Located in his crammed, brick-walled law office in the Old Port, Connolly for Governor headquarters is a minimalist operation on two floors. He used to live here, too, working without a secretary for the first four years. With phone and fax lines constantly jammed, the candidate’s legal secretary, Ida Bilodeau, perseveres on all fronts. Assisted by one staffer, campaign manager Jim Betts — a veteran of Joe Brennan’s unsuccessful 1996 Senate campaign — operates out of his own home and Connolly’s law library.
This is it, says Connolly, likening himself to the man behind the screen in The Wizard of Oz. The lanky, six-foot-three Connolly seems almost lost behind the desk in his second-floor study, covered from top to bottom with legal documents, dust balls, and courtroom souvenirs. There’s a toy gun, a Dan Wesson 357, and an 1862 Civil War musket presented to him as partial payment for a divorce case. A bust of Abraham Lincoln perches in one corner, while Mr. Bones, the model of a human skeleton, stands at attention just behind the desk chair.
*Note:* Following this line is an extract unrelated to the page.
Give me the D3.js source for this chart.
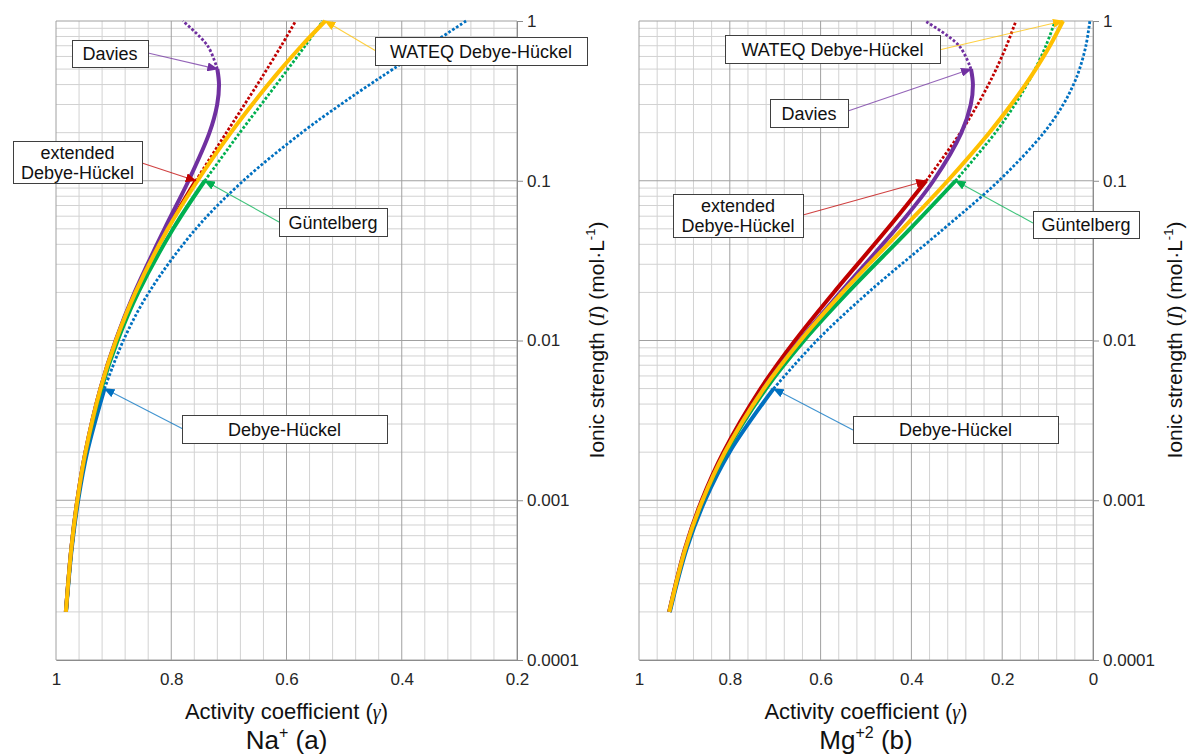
<!DOCTYPE html>
<html>
<head>
<meta charset="utf-8">
<script src="https://cdn.jsdelivr.net/npm/d3@7"></script>
<style>
  body { margin: 0; background: #fff; }
  svg { font-family: "Liberation Sans", Arial, sans-serif; }
</style>
</head>
<body>
<svg id="chart" width="1189" height="756"></svg>
<script>
// ionic strength (mol/L) at which the curves were read
const ionicStrength = [0.0002, 0.0005, 0.001, 0.002, 0.005, 0.01, 0.02, 0.05, 0.1, 0.2, 0.3, 0.4, 0.5, 0.7, 1];

// Na+ activity coefficients
const naDebyeHuckel = [0.9826, 0.9726, 0.9615, 0.9459, 0.9158, 0.8831, 0.8388, 0.7573, 0.6749, 0.5735, 0.5061, 0.4555, 0.4151, 0.3534, 0.2884];
const naExtended    = [0.9829, 0.9734, 0.9630, 0.9488, 0.9227, 0.8959, 0.8622, 0.8066, 0.7574, 0.7044, 0.6729, 0.6507, 0.6338, 0.6091, 0.5841];
const naGuntelberg  = [0.9828, 0.9732, 0.9626, 0.9482, 0.9212, 0.8931, 0.8572, 0.7967, 0.7418, 0.6810, 0.6440, 0.6177, 0.5975, 0.5676, 0.5370];
const naDavies      = [0.9829, 0.9734, 0.9630, 0.9489, 0.9229, 0.8965, 0.8636, 0.8117, 0.7700, 0.7337, 0.7203, 0.7171, 0.7200, 0.7369, 0.7798];
const naWateq       = [0.9829, 0.9734, 0.9630, 0.9489, 0.9228, 0.8960, 0.8621, 0.8057, 0.7544, 0.6965, 0.6595, 0.6319, 0.6095, 0.5738, 0.5328];

// Mg+2 activity coefficients
const mgDebyeHuckel = [0.9321, 0.8948, 0.8545, 0.8006, 0.7035, 0.6081, 0.4949, 0.3289, 0.2075, 0.1082, 0.0656, 0.0430, 0.0297, 0.0156, 0.0069];
const mgExtended    = [0.9337, 0.8986, 0.8618, 0.8140, 0.7321, 0.6562, 0.5710, 0.4528, 0.3674, 0.2920, 0.2541, 0.2302, 0.2133, 0.1905, 0.1698];
const mgGuntelberg  = [0.9330, 0.8969, 0.8586, 0.8082, 0.7200, 0.6363, 0.5400, 0.4030, 0.3027, 0.2150, 0.1720, 0.1456, 0.1274, 0.1038, 0.0832];
const mgDavies      = [0.9333, 0.8976, 0.8599, 0.8107, 0.7254, 0.6458, 0.5563, 0.4342, 0.3514, 0.2898, 0.2692, 0.2645, 0.2687, 0.2949, 0.3698];
const mgWateq       = [0.9333, 0.8977, 0.8600, 0.8107, 0.7250, 0.6442, 0.5517, 0.4193, 0.3200, 0.2284, 0.1802, 0.1488, 0.1261, 0.0949, 0.0661];

// validity limit of each model (solid up to here, dotted above)
const modelNames = ["Debye-Hückel", "extended Debye-Hückel", "Güntelberg", "Davies", "WATEQ Debye-Hückel"];
const modelLimits = [0.005, 0.1, 0.1, 0.5, 1];
const modelColors = ["#0070C0", "#C00000", "#00B050", "#7030A0", "#FFC000"];

const yTicks = [1, 0.1, 0.01, 0.001, 0.0001];
const yTickLabels = ["1", "0.1", "0.01", "0.001", "0.0001"];
const naXTicks = [1, 0.8, 0.6, 0.4, 0.2];
const mgXTicks = [1, 0.8, 0.6, 0.4, 0.2, 0];

const svg = d3.select("#chart");

const defs = svg.append("defs");
modelColors.forEach((c, i) => {
    defs.append("marker")
        .attr("id", "arrow" + i)
        .attr("markerUnits", "userSpaceOnUse")
        .attr("markerWidth", 11)
        .attr("markerHeight", 9)
        .attr("refX", 10)
        .attr("refY", 4.5)
        .attr("orient", "auto")
        .append("path")
        .attr("d", "M0,0 L11,4.5 L0,9 z")
        .attr("fill", c);
});

const panels = [
    {
        left: 56, right: 517, domain: [1, 0.2], xTicks: naXTicks,
        series: [naDebyeHuckel, naExtended, naGuntelberg, naDavies, naWateq],
        ion: "Na", charge: "+", tag: " (a)", ylabelX: 604,
        notes: [
            {m: 3, box: [72, 40, 76, 27], from: [148, 53], lines: ["Davies"]},
            {m: 1, box: [13, 141, 129, 42], from: [142, 163], lines: ["extended", "Debye-Hückel"]},
            {m: 2, box: [279, 208, 108, 28], from: [279, 222], lines: ["Güntelberg"]},
            {m: 4, box: [375, 37, 212, 28], from: [376, 51], lines: ["WATEQ Debye-Hückel"]},
            {m: 0, box: [182, 415, 205, 28], from: [183, 429], lines: ["Debye-Hückel"]}
        ]
    },
    {
        left: 639, right: 1093, domain: [1, 0], xTicks: mgXTicks,
        series: [mgDebyeHuckel, mgExtended, mgGuntelberg, mgDavies, mgWateq],
        ion: "Mg", charge: "+2", tag: " (b)", ylabelX: 1182,
        notes: [
            {m: 4, box: [725, 35, 215, 28], from: [939, 50], lines: ["WATEQ Debye-Hückel"]},
            {m: 3, box: [770, 99, 78, 28], from: [848, 111], lines: ["Davies"]},
            {m: 1, box: [673, 194, 130, 43], from: [803, 215], lines: ["extended", "Debye-Hückel"]},
            {m: 2, box: [1033, 211, 106, 27], from: [1033, 223], lines: ["Güntelberg"]},
            {m: 0, box: [853, 416, 205, 27], from: [853, 430], lines: ["Debye-Hückel"]}
        ]
    }
];

const plotTop = 21, plotBottom = 660;
const y = d3.scaleLog().domain([0.0001, 1]).range([plotBottom, plotTop]);

panels.forEach(p => {
    const x = d3.scaleLinear().domain(p.domain).range([p.left, p.right]);
    const g = svg.append("g");

    // grid lines
    const lo = Math.min(...p.domain), hi = Math.max(...p.domain);
    const n = Math.round((hi - lo) / 0.04);
    const vLines = d3.range(0, n + 1).map(i => +(lo + i * 0.04).toFixed(2));
    const hMinor = [];
    [0.0001, 0.001, 0.01, 0.1].forEach(d => {
        for (let k = 2; k <= 9; k++) hMinor.push(d * k);
    });

    g.selectAll(".vminor").data(vLines.filter(v => Math.abs(v * 5 - Math.round(v * 5)) > 1e-6))
        .enter().append("line")
        .attr("x1", d => x(d)).attr("x2", d => x(d))
        .attr("y1", plotTop).attr("y2", plotBottom)
        .attr("stroke", "#d2d2d2");
    g.selectAll(".hminor").data(hMinor)
        .enter().append("line")
        .attr("x1", p.left).attr("x2", p.right)
        .attr("y1", d => y(d)).attr("y2", d => y(d))
        .attr("stroke", "#d2d2d2");
    g.selectAll(".vmajor").data(p.xTicks)
        .enter().append("line")
        .attr("x1", d => x(d)).attr("x2", d => x(d))
        .attr("y1", plotTop).attr("y2", plotBottom)
        .attr("stroke", "#a0a0a0");
    g.selectAll(".hmajor").data(yTicks)
        .enter().append("line")
        .attr("x1", p.left).attr("x2", p.right)
        .attr("y1", d => y(d)).attr("y2", d => y(d))
        .attr("stroke", "#a0a0a0");

    // axes
    const yAxis = g.append("g")
        .attr("transform", `translate(${p.right},0)`)
        .call(d3.axisRight(y).tickValues(yTicks).tickSize(6).tickPadding(4)
            .tickFormat((d, i) => yTickLabels[i]));
    const xAxis = g.append("g")
        .attr("transform", `translate(0,${plotBottom})`)
        .call(d3.axisBottom(x).tickValues(p.xTicks).tickSize(0).tickPadding(13)
            .tickFormat(d3.format("~g")));
    [yAxis, xAxis].forEach(a => {
        a.select(".domain").attr("stroke", "#8c8c8c");
        a.selectAll(".tick line").attr("stroke", "#8c8c8c");
        a.selectAll("text").attr("font-size", 17).attr("fill", "#262626")
            .attr("font-family", "Liberation Sans, Arial, sans-serif");
    });

    // curves
    const line = d3.line()
        .x(d => x(d.g))
        .y(d => y(d.I))
        .curve(d3.curveCatmullRom.alpha(0.5));

    p.series.forEach((vals, m) => {
        const pts = ionicStrength.map((I, i) => ({I: I, g: vals[i]}));
        const lim = modelLimits[m];
        const solid = pts.filter(d => d.I <= lim + 1e-9);
        const dotted = pts.filter(d => d.I >= lim - 1e-9);
        if (dotted.length > 1) {
            g.append("path").attr("d", line(dotted))
                .attr("fill", "none").attr("stroke", modelColors[m])
                .attr("stroke-width", 2.8).attr("stroke-dasharray", "2.7 1.9");
        }
        g.append("path").attr("d", line(solid))
            .attr("fill", "none").attr("stroke", modelColors[m])
            .attr("stroke-width", 4).attr("stroke-linejoin", "round");
    });

    // callouts
    p.notes.forEach(nt => {
        const lim = modelLimits[nt.m];
        const idx = ionicStrength.indexOf(lim);
        const tx = x(p.series[nt.m][idx]), ty = y(lim);
        g.append("line")
            .attr("x1", nt.from[0]).attr("y1", nt.from[1])
            .attr("x2", tx).attr("y2", ty)
            .attr("stroke", modelColors[nt.m]).attr("stroke-opacity", 0.75)
            .attr("stroke-width", 1.1)
            .attr("marker-end", `url(#arrow${nt.m})`);
        const [bx, by, bw, bh] = nt.box;
        g.append("rect")
            .attr("x", bx + 0.5).attr("y", by + 0.5).attr("width", bw).attr("height", bh)
            .attr("fill", "#fff").attr("stroke", "#3f3f3f").attr("stroke-width", 1);
        const t = g.append("text")
            .attr("x", bx + bw / 2)
            .attr("text-anchor", "middle")
            .attr("font-size", 18).attr("fill", "#111");
        nt.lines.forEach((s, i) => {
            t.append("tspan").attr("x", bx + bw / 2)
                .attr("y", by + bh / 2 + 6.5 + (i - (nt.lines.length - 1) / 2) * 20)
                .text(s);
        });
    });

    // titles
    const cx = (p.left + p.right) / 2;
    const xt = g.append("text").attr("x", cx).attr("y", 719)
        .attr("text-anchor", "middle").attr("font-size", 22).attr("fill", "#111");
    xt.append("tspan").text("Activity coefficient (");
    xt.append("tspan").attr("font-family", "Liberation Serif, Times New Roman, serif")
        .attr("font-style", "italic").attr("font-size", 20).text("γ");
    xt.append("tspan").text(")");

    const pt = g.append("text").attr("x", cx).attr("y", 749)
        .attr("text-anchor", "middle").attr("font-size", 26).attr("fill", "#111");
    pt.append("tspan").text(p.ion);
    pt.append("tspan").attr("font-size", 16).attr("dy", -11).text(p.charge);
    pt.append("tspan").attr("dy", 11).text(p.tag);

    const yt = g.append("text")
        .attr("transform", `translate(${p.ylabelX},340) rotate(-90)`)
        .attr("text-anchor", "middle").attr("font-size", 21).attr("fill", "#111");
    yt.append("tspan").text("Ionic strength (");
    yt.append("tspan").attr("font-family", "Liberation Serif, Times New Roman, serif")
        .attr("font-style", "italic").text("I");
    yt.append("tspan").text(") (mol·L");
    yt.append("tspan").attr("font-size", 13).attr("dy", -9).text("-1");
    yt.append("tspan").attr("dy", 9).text(")");
});
</script>
</body>
</html>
Most of the campaign is run out of his Toyota wagon, filled with bumper stickers, little orange antenna balls, cards, and buttons. “I get most things done by driving one place, jumping out, giving a speech, shaking hands, jumping back in the car, and driving somewhere else,” he says.
Connolly ends many campaign addresses by adapting a speech made by Caesar Chavez in 1968. In the speech, Chavez spoke of the motivation for his life’s work, and concluded by asking God to make him a good man. Connolly tailors his kicker for a 1998 crowd: “God help us to be good Democrats.”